Hugely acclaimed, the Martin Beck series were the original Scandinavian crime novels and have inspired the writings of Stieg Larsson, Henning Mankell and Jo Nesbo.
Written in the 1960s, 10 books completed in 10 years, they are the work of Maj Sjöwall and Per Wahlöö — a husband and wife team from Sweden. They follow the fortunes of the detective Martin Beck, whose enigmatic, taciturn character has inspired countless other policemen in crime fiction; without his creation Ian Rankin's John Rebus or Henning Mankell's Kurt Wallander may never have been conceived. The novels can be read separately, but are best read in chronological order, so the reader can follow the characters' development and get drawn into the series as a whole.
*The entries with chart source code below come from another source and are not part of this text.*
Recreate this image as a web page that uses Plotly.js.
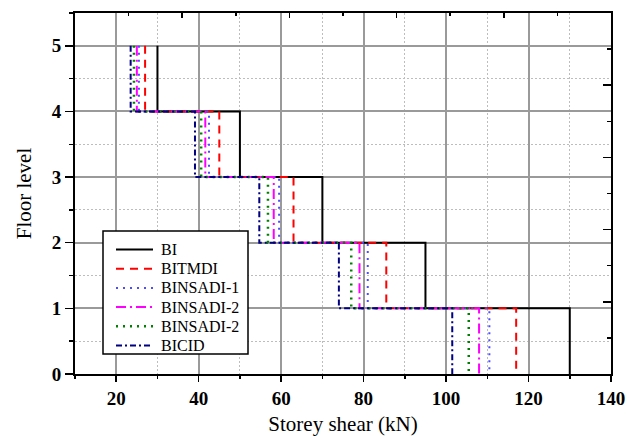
<!DOCTYPE html>
<html>
<head>
<meta charset="utf-8">
<script src="https://cdn.plot.ly/plotly-3.0.1.min.js"></script>
<style>html,body{margin:0;padding:0;background:#fff;}#chart{width:630px;height:436px;}</style>
</head>
<body>
<div id="chart"></div>
<script>
// Storey shear (kN) for storeys 1..5 (interval between floor i-1 and floor i)
const storeys = [1, 2, 3, 4, 5];
const seriesNames = ["BI", "BITMDI", "BINSADI-1", "BINSADI-2", "BINSADI-2", "BICID"];
const BI        = [130, 95, 70, 50, 30];
const BITMDI    = [117, 85.5, 63, 45, 27];
const BINSADI1  = [110.5, 81, 59.5, 42.5, 25.5];
const BINSADI2a = [108, 79, 58.2, 41.6, 25];
const BINSADI2b = [105.5, 77, 56.8, 40.6, 24.3];
const BICID     = [101.5, 74, 54.7, 39.1, 23.5];
const xTickVals = [20, 40, 60, 80, 100, 120, 140];
const yTickVals = [0, 1, 2, 3, 4, 5];

const seriesValues = [BI, BITMDI, BINSADI1, BINSADI2a, BINSADI2b, BICID];
const styles = [
  {color: "#000000", dash: "solid", width: 2},
  {color: "#ff0000", dash: "8px,6px", width: 2},
  {color: "#4d4dff", dash: "2px,5px", width: 2},
  {color: "#ff00ff", dash: "10px,4px,2px,4px", width: 2},
  {color: "#008000", dash: "2px,5px", width: 2.5},
  {color: "#000080", dash: "6px,3px,2px,3px", width: 2}
];

function stepPath(vals) {
  const xs = [], ys = [];
  for (let i = vals.length - 1; i >= 0; i--) {
    xs.push(vals[i]); ys.push(storeys[i]);
    xs.push(vals[i]); ys.push(storeys[i] - 1);
  }
  return {xs, ys};
}

const traces = seriesValues.map((vals, k) => {
  const p = stepPath(vals);
  return {
    x: p.xs, y: p.ys, type: "scatter", mode: "lines",
    name: seriesNames[k], showlegend: false,
    line: {color: styles[k].color, dash: styles[k].dash, width: styles[k].width},
    xaxis: "x", yaxis: "y"
  };
});
// invisible trace to activate mirror axes (top/right)
traces.push({x: [0], y: [0], xaxis: "x2", yaxis: "y2", mode: "markers",
  marker: {opacity: 0}, showlegend: false, hoverinfo: "skip"});

const serif = "Liberation Serif, Times New Roman, serif";

// custom legend (box, line samples, labels) in paper coordinates
const plotL = 75, plotT = 13, plotW = 536, plotH = 361;
const px = v => (v - plotL) / plotW;
const py = v => (plotT + plotH - v) / plotH;
const shapes = [{
  type: "rect", xref: "paper", yref: "paper", layer: "above",
  x0: px(103), x1: px(248), y0: py(354), y1: py(231),
  fillcolor: "#fff", line: {color: "#000", width: 1.5}
}];
const annotations = [];
seriesNames.forEach((name, k) => {
  const yy = py(249.5 + 19.2 * k);
  shapes.push({
    type: "line", xref: "paper", yref: "paper", layer: "above",
    x0: px(116), x1: px(153), y0: yy, y1: yy,
    line: {color: styles[k].color, dash: styles[k].dash, width: styles[k].width}
  });
  annotations.push({
    xref: "paper", yref: "paper", x: px(159), y: yy, xanchor: "left", yanchor: "middle",
    text: name, showarrow: false, font: {family: serif, size: 16, color: "#000"}
  });
});

const layout = {
  width: 630, height: 436,
  margin: {l: 75, r: 19, t: 13, b: 62},
  paper_bgcolor: "#fff", plot_bgcolor: "#fff",
  font: {family: serif, color: "#000"},
  showlegend: false,
  shapes: shapes, annotations: annotations,
  xaxis: {
    range: [10, 140], tickvals: xTickVals, ticks: "outside", ticklen: 6, tickwidth: 1.5,
    tickcolor: "#000", showline: true, linecolor: "#000", linewidth: 2, mirror: true,
    showgrid: true, gridcolor: "#9a9a9a", gridwidth: 2, zeroline: false,
    tickfont: {family: serif, size: 19, color: "#000", weight: "bold"},
    minor: {dtick: 10, tick0: 0, ticks: "outside", ticklen: 3, tickwidth: 1.5, tickcolor: "#000",
            showgrid: true, gridcolor: "#bdbdbd", griddash: "2px,2px", gridwidth: 1},
    title: {text: "Storey shear (kN)", font: {family: serif, size: 21, color: "#000"}, standoff: 10}
  },
  yaxis: {
    range: [0, 5.5], tickvals: yTickVals, ticks: "outside", ticklen: 8, tickwidth: 1.5,
    tickcolor: "#000", showline: true, linecolor: "#000", linewidth: 2, mirror: true,
    showgrid: true, gridcolor: "#9a9a9a", gridwidth: 2, zeroline: false,
    tickfont: {family: serif, size: 19, color: "#000", weight: "bold"},
    minor: {dtick: 0.5, tick0: 0, ticks: "outside", ticklen: 4, tickwidth: 1.5, tickcolor: "#000",
            showgrid: true, gridcolor: "#bdbdbd", griddash: "2px,2px", gridwidth: 1},
    title: {text: "Floor level", font: {family: serif, size: 21, color: "#000"}, standoff: 14}
  },
  xaxis2: {
    overlaying: "x", side: "top", anchor: "y2", range: [0, 5], dtick: 1, tick0: 0,
    ticks: "inside", ticklen: 5, tickwidth: 1.5, tickcolor: "#000",
    showticklabels: false, showgrid: false, zeroline: false, showline: false,
    minor: {dtick: 0.5, tick0: 0, ticks: "inside", ticklen: 3, tickwidth: 1.5, tickcolor: "#000", showgrid: false}
  },
  yaxis2: {
    overlaying: "y", side: "right", anchor: "x2", range: [0, 5], dtick: 1, tick0: 0,
    ticks: "inside", ticklen: 8, tickwidth: 1.5, tickcolor: "#000",
    showticklabels: false, showgrid: false, zeroline: false, showline: false,
    minor: {dtick: 0.5, tick0: 0, ticks: "inside", ticklen: 4, tickwidth: 1.5, tickcolor: "#000", showgrid: false}
  }
};

Plotly.newPlot("chart", traces, layout, {staticPlot: true, displayModeBar: false});
</script>
</body>
</html>
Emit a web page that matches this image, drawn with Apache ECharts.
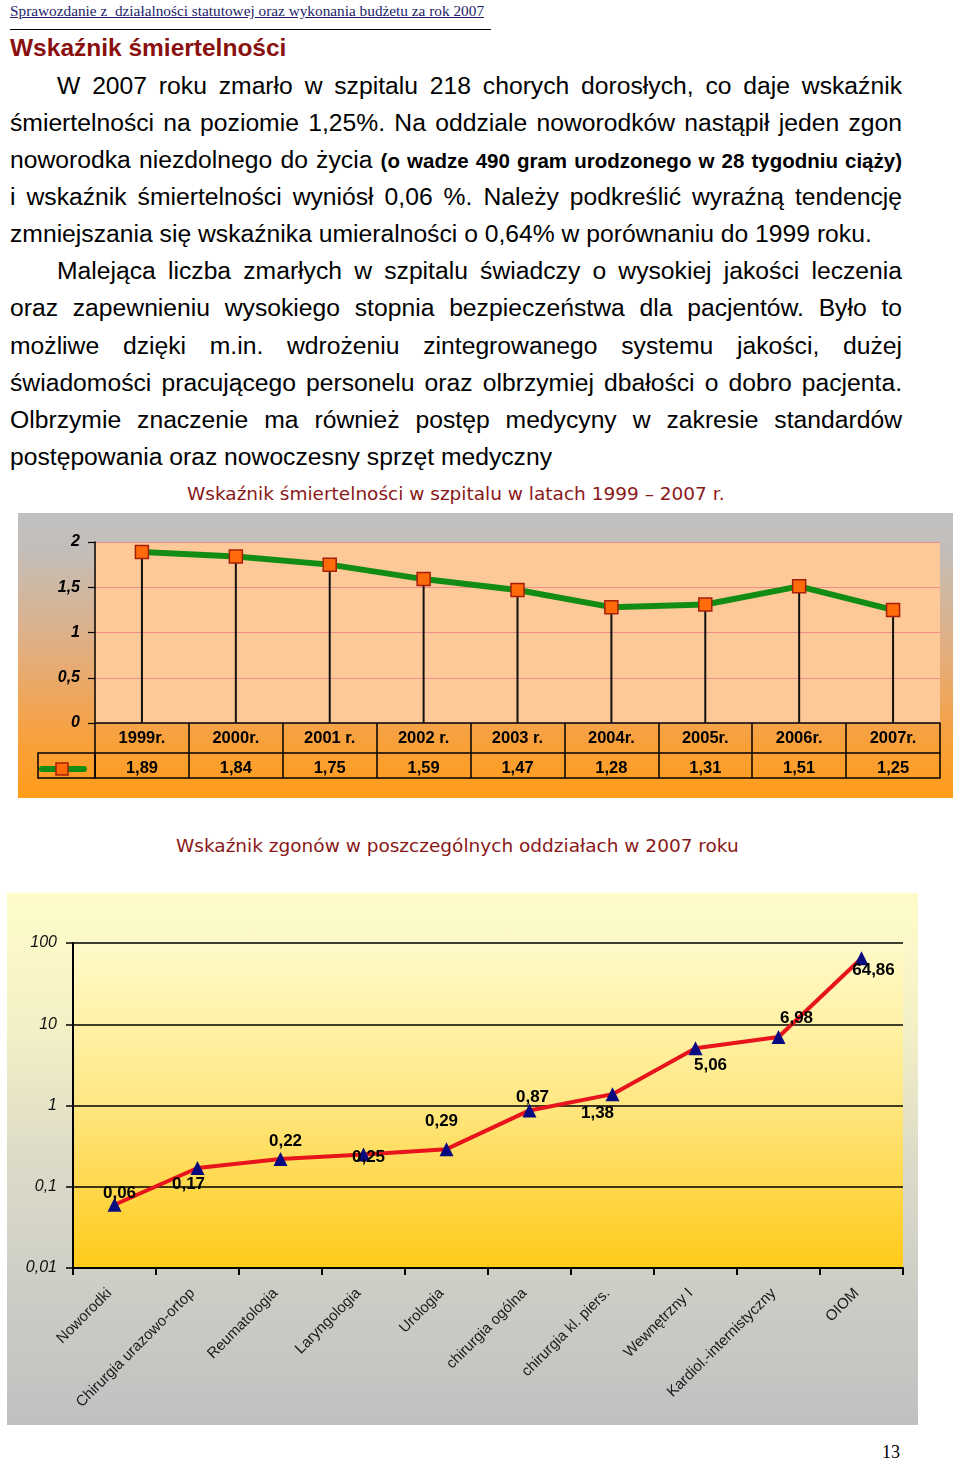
<!DOCTYPE html>
<html>
<head>
<meta charset="utf-8">
<script src="https://cdn.jsdelivr.net/npm/echarts@6/dist/echarts.min.js"></script>
<style>
  html, body { margin:0; padding:0; background:#fff; }
  body { width:960px; height:1461px; position:relative; overflow:hidden; font-family:"Liberation Sans", Arial, sans-serif; }
  .abs { position:absolute; white-space:nowrap; }
  .hdr { left:10px; top:2px; font-family:"Liberation Serif","Times New Roman",serif; font-size:15.3px; color:#1c1c6a; text-decoration:underline; }
  .rule { left:10px; top:29px; width:481px; height:0; border-top:1.6px solid #000; }
  .h1 { left:10px; top:33px; font-size:24.5px; font-weight:bold; color:#8a0f0f; line-height:30px; }
  .ln { left:10px; width:892px; font-size:24.7px; line-height:30px; color:#000; }
  .j { text-align:justify; text-align-last:justify; }
  .ind { left:57px; width:845px; }
  .sm { font-size:20.5px; font-weight:bold; }
  .ct { font-family:"DejaVu Sans", sans-serif; color:#8a1818; }
  .pg { left:882px; top:1442px; font-family:"Liberation Serif","Times New Roman",serif; font-size:18px; }
  #c1 { position:absolute; left:18px; top:513px; width:935px; height:285px;
        background:linear-gradient(to bottom,#c0c0c0 0%,#c3bebb 12%,#e4ad7c 50%,#f8a03c 80%,#ff9c18 100%); }
  #c2 { position:absolute; left:7px; top:893px; width:911px; height:532px;
        background:linear-gradient(to bottom,#fffcca 0%,#f4f0c6 25%,#dddbc8 50%,#cdcdc6 75%,#c0c0c0 100%); }
</style>
</head>
<body>
<div class="abs hdr">Sprawozdanie z&nbsp; działalności statutowej oraz wykonania budżetu za rok 2007</div>
<div class="abs rule"></div>
<div class="abs h1">Wskaźnik śmiertelności</div>

<div class="abs ln j ind" style="top:71px">W 2007 roku zmarło w szpitalu 218 chorych dorosłych, co daje wskaźnik</div>
<div class="abs ln j" style="top:108px">śmiertelności na poziomie 1,25%. Na oddziale noworodków nastąpił jeden zgon</div>
<div class="abs ln j" style="top:145px">noworodka niezdolnego do życia <span class="sm">(o wadze 490 gram urodzonego w 28 tygodniu ciąży)</span></div>
<div class="abs ln j" style="top:182px">i wskaźnik śmiertelności wyniósł 0,06 %. Należy podkreślić wyraźną tendencję</div>
<div class="abs ln" style="top:219px">zmniejszania się wskaźnika umieralności o 0,64% w porównaniu do 1999 roku.</div>
<div class="abs ln j ind" style="top:256px">Malejąca liczba zmarłych w szpitalu świadczy o wysokiej jakości leczenia</div>
<div class="abs ln j" style="top:293px">oraz zapewnieniu wysokiego stopnia bezpieczeństwa dla pacjentów. Było to</div>
<div class="abs ln j" style="top:331px">możliwe dzięki m.in. wdrożeniu zintegrowanego systemu jakości, dużej</div>
<div class="abs ln j" style="top:368px">świadomości pracującego personelu oraz olbrzymiej dbałości o dobro pacjenta.</div>
<div class="abs ln j" style="top:405px">Olbrzymie znaczenie ma również postęp medycyny w zakresie standardów</div>
<div class="abs ln" style="top:442px">postępowania oraz nowoczesny sprzęt medyczny</div>

<div class="abs ct" style="left:187px; top:483px; font-size:18.5px;">Wskaźnik śmiertelności w szpitalu w latach 1999 – 2007 r.</div>
<div id="c1"></div>

<div class="abs ct" style="left:176px; top:835px; font-size:18.5px;">Wskaźnik zgonów w poszczególnych oddziałach w 2007 roku</div>
<div id="c2"></div>

<div class="abs pg">13</div>

<script>
// ---------- data ----------
const years = ['1999r.', '2000r.', '2001 r.', '2002 r.', '2003 r.', '2004r.', '2005r.', '2006r.', '2007r.'];
const mortality = [1.89, 1.84, 1.75, 1.59, 1.47, 1.28, 1.31, 1.51, 1.25];
const mortalityTicks = [0, 0.5, 1, 1.5, 2];

const wards = ['Noworodki', 'Chirurgia urazowo-ortop', 'Reumatologia', 'Laryngologia', 'Urologia',
  'chirurgia ogólna', 'chirurgia kl. piers.', 'Wewnętrzny I', 'Kardiol.-internistyczny', 'OIOM'];
const wardRates = [0.06, 0.17, 0.22, 0.25, 0.29, 0.87, 1.38, 5.06, 6.98, 64.86];
const wardTicks = [0.01, 0.1, 1, 10, 100];

// label placement (style only)
const wardLabelOffsets = [[5, -11], [-9, 16], [5, -18], [5, 3], [-5, -28], [3, -13], [-15, 19], [15, 17], [18, -19], [12, 12]];

const comma = v => String(v).replace('.', ',');
const fmt2 = v => v.toFixed(2).replace('.', ',');

// ---------- chart 1 ----------
const c1 = echarts.init(document.getElementById('c1'), null, { renderer: 'canvas' });
const boldLbl = { color: '#000', fontWeight: 'bold', fontSize: 16.5, fontFamily: 'Liberation Sans, Arial, sans-serif' };
c1.setOption({
  animation: false,
  grid: { left: 77, top: 29, width: 845, height: 181, show: true, backgroundColor: '#fdc998', borderWidth: 0 },
  graphic: [
    { type: 'rect', shape: { x: 20, y: 240, width: 57, height: 25 },
      style: { fill: 'none', stroke: '#000', lineWidth: 1.5 }, z: 10 },
    { type: 'line', shape: { x1: 24, y1: 256, x2: 66, y2: 256 },
      style: { stroke: '#138c13', lineWidth: 6, lineCap: 'round' }, z: 10 },
    { type: 'rect', shape: { x: 38, y: 250, width: 12, height: 12 },
      style: { fill: '#ff6a0a', stroke: '#a5200a', lineWidth: 1.5 }, z: 11 }
  ],
  xAxis: [
    {
      type: 'category', data: years, position: 'bottom', boundaryGap: true,
      axisLine: { show: true, lineStyle: { color: '#000', width: 1.5 } },
      axisTick: { show: true, interval: 0, length: 55, lineStyle: { color: '#000', width: 1.5 } },
      axisLabel: Object.assign({ interval: 0, margin: 7 }, boldLbl),
      splitLine: { show: false }
    },
    {
      type: 'category', data: years, position: 'bottom', offset: 30, boundaryGap: true,
      axisLine: { show: true, lineStyle: { color: '#000', width: 1.5 } },
      axisTick: { show: false },
      axisLabel: Object.assign({ interval: 0, margin: 7, formatter: (v, i) => fmt2(mortality[i]) }, boldLbl)
    },
    {
      type: 'category', data: years, position: 'bottom', offset: 55, boundaryGap: true,
      axisLine: { show: true, lineStyle: { color: '#000', width: 1.5 } },
      axisTick: { show: false }, axisLabel: { show: false }
    }
  ],
  yAxis: {
    type: 'value', min: mortalityTicks[0], max: mortalityTicks[mortalityTicks.length - 1], interval: 0.5,
    axisLine: { show: true, lineStyle: { color: '#000', width: 1.5 } },
    axisTick: { show: true, length: 7, lineStyle: { color: '#000', width: 1.2 } },
    axisLabel: { color: '#000', fontWeight: 'bold', fontStyle: 'italic', fontSize: 16, margin: 15,
      fontFamily: 'Liberation Sans, Arial, sans-serif', formatter: v => comma(v) },
    splitLine: { show: true, lineStyle: { color: '#f08c8c', width: 1.2 } }
  },
  series: [
    {
      type: 'bar', data: mortality, barWidth: 2, xAxisIndex: 0,
      itemStyle: { color: '#111' }, z: 1, silent: true
    },
    {
      name: 'wskaźnik', type: 'line', data: mortality, xAxisIndex: 0, z: 5,
      symbol: 'rect', symbolSize: 13,
      lineStyle: { color: '#138c13', width: 6 },
      itemStyle: { color: '#ff6a0a', borderColor: '#a5200a', borderWidth: 1.5 },
      label: { show: false }
    }
  ]
});

// ---------- chart 2 ----------
const c2 = echarts.init(document.getElementById('c2'), null, { renderer: 'canvas' });
c2.setOption({
  animation: false,
  grid: {
    left: 66, top: 50, width: 830, height: 325, show: true, borderWidth: 0,
    backgroundColor: { type: 'linear', x: 0, y: 0, x2: 0, y2: 1,
      colorStops: [{ offset: 0, color: '#fffbc9' }, { offset: 0.45, color: '#ffe98a' }, { offset: 1, color: '#ffca18' }] }
  },
  xAxis: {
    type: 'category', data: wards, boundaryGap: true,
    axisLine: { show: true, lineStyle: { color: '#000', width: 2 } },
    axisTick: { show: true, interval: 0, length: 7, lineStyle: { color: '#000', width: 2 } },
    axisLabel: { interval: 0, rotate: 45, margin: 18, padding: [0, 7, 0, 0], color: '#1a1a1a', fontSize: 15,
      fontFamily: 'Liberation Sans, Arial, sans-serif' }
  },
  yAxis: {
    type: 'log', logBase: 10, min: wardTicks[0], max: wardTicks[wardTicks.length - 1],
    axisLine: { show: true, lineStyle: { color: '#000', width: 2 } },
    axisTick: { show: true, length: 7, lineStyle: { color: '#000', width: 1.5 } },
    axisLabel: { color: '#111', fontStyle: 'italic', fontSize: 16, margin: 16,
      fontFamily: 'Liberation Sans, Arial, sans-serif',
      formatter: v => comma(+Number(v).toPrecision(3)) },
    splitLine: { show: true, lineStyle: { color: '#000', width: 1.5 } }
  },
  series: [{
    type: 'line',
    data: wardRates.map((v, i) => ({ value: v, label: { offset: wardLabelOffsets[i] } })),
    symbol: 'triangle', symbolSize: 14,
    lineStyle: { color: '#e8141c', width: 4 },
    itemStyle: { color: '#0a0a80' },
    label: { show: true, position: 'inside', color: '#000', fontWeight: 'bold', fontSize: 17,
      fontFamily: 'Liberation Sans, Arial, sans-serif', formatter: p => fmt2(p.value) },
    z: 5
  }]
});
</script>
</body>
</html>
When Viktor Palmgren, a powerful industrialist, is casually shot during an after-dinner speech, the repercussions — both on the international money markets and on the residents of the small coastal town of Malmö — are widespread. Chief Inspector Martin Beck is called in to help catch a killer nobody, not even the victim, was able to identify. He begins a systemic search for the friends, enemies, business associates and call girls who may have wanted Palmgren dead — but in the process he finds to his dismay that he has nothing but contempt for the victim and sympathy for the murderer...
About the Author
Maj Sjowall and Per Wahloo, her husband and coauthor, wrote ten Martin Beck mysteries. Mr. Wahloo, who died in 1975, was a reporter for several Swedish newspapers and magazines and wrote numerous radio and television plays, film scripts, short stories, and novels. Maj Sjowall was also a poet.